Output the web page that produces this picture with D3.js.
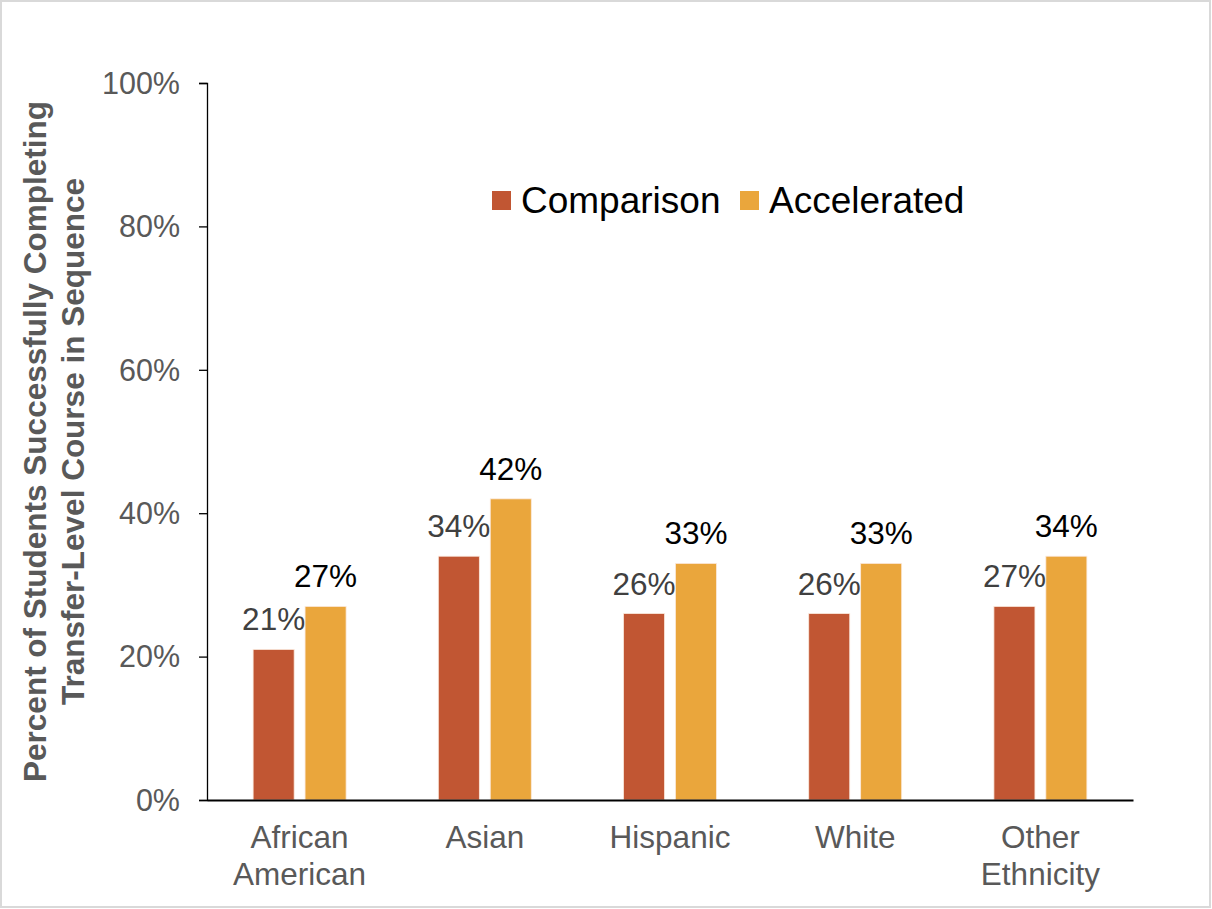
<!DOCTYPE html>
<html>
<head>
<meta charset="utf-8">
<script src="https://cdn.jsdelivr.net/npm/d3@7"></script>
<style>
  html, body { margin: 0; padding: 0; background: #fff; }
  svg { display: block; font-family: "Liberation Sans", Arial, sans-serif; }
</style>
</head>
<body>
<svg id="chart" width="1212" height="909"></svg>
<script>
// Completion rates by ethnicity, comparison vs accelerated cohorts
const categories = [["African", "American"], ["Asian"], ["Hispanic"], ["White"], ["Other", "Ethnicity"]];
const seriesNames = ["Comparison", "Accelerated"];
const comparison = [0.21, 0.34, 0.26, 0.26, 0.27];
const accelerated = [0.27, 0.42, 0.33, 0.33, 0.34];
const yTicks = [0, 0.2, 0.4, 0.6, 0.8, 1.0];
const yTitle = ["Percent of Students Successfully Completing", "Transfer-Level Course in Sequence"];

const colors = { Comparison: "#C15633", Accelerated: "#EAA63C" };
const labelColors = { Comparison: "#404040", Accelerated: "#000000" };

const svg = d3.select("#chart");
const margin = { left: 207, right: 79, top: 83, bottom: 109 };
const W = 1212, H = 909;

// outer frame
svg.append("rect")
  .attr("x", 1).attr("y", 1).attr("width", W - 3).attr("height", H - 3)
  .attr("fill", "#fff").attr("stroke", "#d9d9d9").attr("stroke-width", 2);

const keys = categories.map(c => c.join(" "));
const x0 = d3.scaleBand().domain(keys)
  .range([margin.left, W - margin.right])
  .paddingInner(0.498).paddingOuter(0.249);
const x1 = d3.scaleBand().domain(seriesNames)
  .range([0, x0.bandwidth()]).paddingInner(0.21);
const y = d3.scaleLinear().domain([0, 1]).range([H - margin.bottom, margin.top]);

const rows = keys.map((k, i) => ({ key: k, lines: categories[i], Comparison: comparison[i], Accelerated: accelerated[i] }));

// bars
const groups = svg.append("g").selectAll("g").data(rows).join("g")
  .attr("transform", d => `translate(${x0(d.key)},0)`);

groups.selectAll("rect")
  .data(d => seriesNames.map(s => ({ s, v: d[s] })))
  .join("rect")
  .attr("x", d => x1(d.s))
  .attr("y", d => y(d.v))
  .attr("width", x1.bandwidth())
  .attr("height", d => y(0) - y(d.v))
  .attr("fill", d => colors[d.s])
  .attr("stroke", "#fbe9dd").attr("stroke-width", 0.8);

// value labels
groups.selectAll("text.val")
  .data(d => seriesNames.map(s => ({ s, v: d[s] })))
  .join("text")
  .attr("class", "val")
  .attr("x", d => x1(d.s) + x1.bandwidth() / 2)
  .attr("y", d => y(d.v) - 19)
  .attr("text-anchor", "middle")
  .attr("font-size", 31.5)
  .attr("fill", d => labelColors[d.s])
  .text(d => d3.format(".0%")(d.v));

// y axis
const yAxis = d3.axisLeft(y).tickValues(yTicks).tickFormat(d3.format(".0%"))
  .tickSize(8).tickPadding(19);
const gy = svg.append("g").attr("transform", `translate(${margin.left},0)`).call(yAxis);
gy.select(".domain").attr("stroke", "#000").attr("stroke-width", 1.3);
gy.selectAll(".tick line").attr("stroke", "#000").attr("stroke-width", 1.3);
gy.selectAll(".tick text")
  .attr("font-size", 30.5).attr("fill", "#595959")
  .attr("font-family", "'Liberation Sans', Arial, sans-serif")
  .attr("dy", "0.34em");

// x axis baseline
const xAxis = d3.axisBottom(x0).tickSize(0).tickFormat("");
const gx = svg.append("g").attr("transform", `translate(0,${y(0)})`).call(xAxis);
gx.select(".domain").attr("stroke", "#000").attr("stroke-width", 2);

// category labels (multi-line)
const cat = svg.append("g").selectAll("text").data(rows).join("text")
  .attr("x", d => x0(d.key) + x0.bandwidth() / 2)
  .attr("y", y(0) + 48)
  .attr("text-anchor", "middle")
  .attr("font-size", 31.5)
  .attr("fill", "#595959");
cat.selectAll("tspan").data(d => d.lines).join("tspan")
  .attr("x", function () { return d3.select(this.parentNode).attr("x"); })
  .attr("dy", (d, i) => i === 0 ? 0 : 37)
  .text(d => d);

// y axis title
const yt = svg.append("text")
  .attr("transform", `translate(46,${(y(0) + y(1)) / 2}) rotate(-90)`)
  .attr("text-anchor", "middle")
  .attr("font-size", 31.5).attr("font-weight", "bold")
  .attr("fill", "#595959");
yt.selectAll("tspan").data(yTitle).join("tspan")
  .attr("x", 0)
  .attr("dy", (d, i) => i === 0 ? 0 : 38)
  .text(d => d);

// legend
const legend = svg.append("g").attr("transform", "translate(492,191)");
const legendX = [0, 248];
seriesNames.forEach((s, i) => {
  const g = legend.append("g").attr("transform", `translate(${legendX[i]},0)`);
  g.append("rect").attr("width", 19).attr("height", 19).attr("fill", colors[s]);
  g.append("text").attr("x", 29).attr("y", 22)
    .attr("font-size", 37).attr("fill", "#000").text(s);
});
</script>
</body>
</html>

◆ ◆ ◆ ◆ ◆

» EXERCISE TASK
Quote in full the listing given above; the images are to be left out.

» CORRECT ANSWER
Output the web page that produces this picture with D3.js.
<!DOCTYPE html>
<html>
<head>
<meta charset="utf-8">
<script src="https://cdn.jsdelivr.net/npm/d3@7"></script>
<style>
  html, body { margin: 0; padding: 0; background: #fff; }
  svg { display: block; font-family: "Liberation Sans", Arial, sans-serif; }
</style>
</head>
<body>
<svg id="chart" width="1212" height="909"></svg>
<script>
// Completion rates by ethnicity, comparison vs accelerated cohorts
const categories = [["African", "American"], ["Asian"], ["Hispanic"], ["White"], ["Other", "Ethnicity"]];
const seriesNames = ["Comparison", "Accelerated"];
const comparison = [0.21, 0.34, 0.26, 0.26, 0.27];
const accelerated = [0.27, 0.42, 0.33, 0.33, 0.34];
const yTicks = [0, 0.2, 0.4, 0.6, 0.8, 1.0];
const yTitle = ["Percent of Students Successfully Completing", "Transfer-Level Course in Sequence"];

const colors = { Comparison: "#C15633", Accelerated: "#EAA63C" };
const labelColors = { Comparison: "#404040", Accelerated: "#000000" };

const svg = d3.select("#chart");
const margin = { left: 207, right: 79, top: 83, bottom: 109 };
const W = 1212, H = 909;

// outer frame
svg.append("rect")
  .attr("x", 1).attr("y", 1).attr("width", W - 3).attr("height", H - 3)
  .attr("fill", "#fff").attr("stroke", "#d9d9d9").attr("stroke-width", 2);

const keys = categories.map(c => c.join(" "));
const x0 = d3.scaleBand().domain(keys)
  .range([margin.left, W - margin.right])
  .paddingInner(0.498).paddingOuter(0.249);
const x1 = d3.scaleBand().domain(seriesNames)
  .range([0, x0.bandwidth()]).paddingInner(0.21);
const y = d3.scaleLinear().domain([0, 1]).range([H - margin.bottom, margin.top]);

const rows = keys.map((k, i) => ({ key: k, lines: categories[i], Comparison: comparison[i], Accelerated: accelerated[i] }));

// bars
const groups = svg.append("g").selectAll("g").data(rows).join("g")
  .attr("transform", d => `translate(${x0(d.key)},0)`);

groups.selectAll("rect")
  .data(d => seriesNames.map(s => ({ s, v: d[s] })))
  .join("rect")
  .attr("x", d => x1(d.s))
  .attr("y", d => y(d.v))
  .attr("width", x1.bandwidth())
  .attr("height", d => y(0) - y(d.v))
  .attr("fill", d => colors[d.s])
  .attr("stroke", "#fbe9dd").attr("stroke-width", 0.8);

// value labels
groups.selectAll("text.val")
  .data(d => seriesNames.map(s => ({ s, v: d[s] })))
  .join("text")
  .attr("class", "val")
  .attr("x", d => x1(d.s) + x1.bandwidth() / 2)
  .attr("y", d => y(d.v) - 19)
  .attr("text-anchor", "middle")
  .attr("font-size", 31.5)
  .attr("fill", d => labelColors[d.s])
  .text(d => d3.format(".0%")(d.v));

// y axis
const yAxis = d3.axisLeft(y).tickValues(yTicks).tickFormat(d3.format(".0%"))
  .tickSize(8).tickPadding(19);
const gy = svg.append("g").attr("transform", `translate(${margin.left},0)`).call(yAxis);
gy.select(".domain").attr("stroke", "#000").attr("stroke-width", 1.3);
gy.selectAll(".tick line").attr("stroke", "#000").attr("stroke-width", 1.3);
gy.selectAll(".tick text")
  .attr("font-size", 30.5).attr("fill", "#595959")
  .attr("font-family", "'Liberation Sans', Arial, sans-serif")
  .attr("dy", "0.34em");

// x axis baseline
const xAxis = d3.axisBottom(x0).tickSize(0).tickFormat("");
const gx = svg.append("g").attr("transform", `translate(0,${y(0)})`).call(xAxis);
gx.select(".domain").attr("stroke", "#000").attr("stroke-width", 2);

// category labels (multi-line)
const cat = svg.append("g").selectAll("text").data(rows).join("text")
  .attr("x", d => x0(d.key) + x0.bandwidth() / 2)
  .attr("y", y(0) + 48)
  .attr("text-anchor", "middle")
  .attr("font-size", 31.5)
  .attr("fill", "#595959");
cat.selectAll("tspan").data(d => d.lines).join("tspan")
  .attr("x", function () { return d3.select(this.parentNode).attr("x"); })
  .attr("dy", (d, i) => i === 0 ? 0 : 37)
  .text(d => d);

// y axis title
const yt = svg.append("text")
  .attr("transform", `translate(46,${(y(0) + y(1)) / 2}) rotate(-90)`)
  .attr("text-anchor", "middle")
  .attr("font-size", 31.5).attr("font-weight", "bold")
  .attr("fill", "#595959");
yt.selectAll("tspan").data(yTitle).join("tspan")
  .attr("x", 0)
  .attr("dy", (d, i) => i === 0 ? 0 : 38)
  .text(d => d);

// legend
const legend = svg.append("g").attr("transform", "translate(492,191)");
const legendX = [0, 248];
seriesNames.forEach((s, i) => {
  const g = legend.append("g").attr("transform", `translate(${legendX[i]},0)`);
  g.append("rect").attr("width", 19).attr("height", 19).attr("fill", colors[s]);
  g.append("text").attr("x", 29).attr("y", 22)
    .attr("font-size", 37).attr("fill", "#000").text(s);
});
</script>
</body>
</html>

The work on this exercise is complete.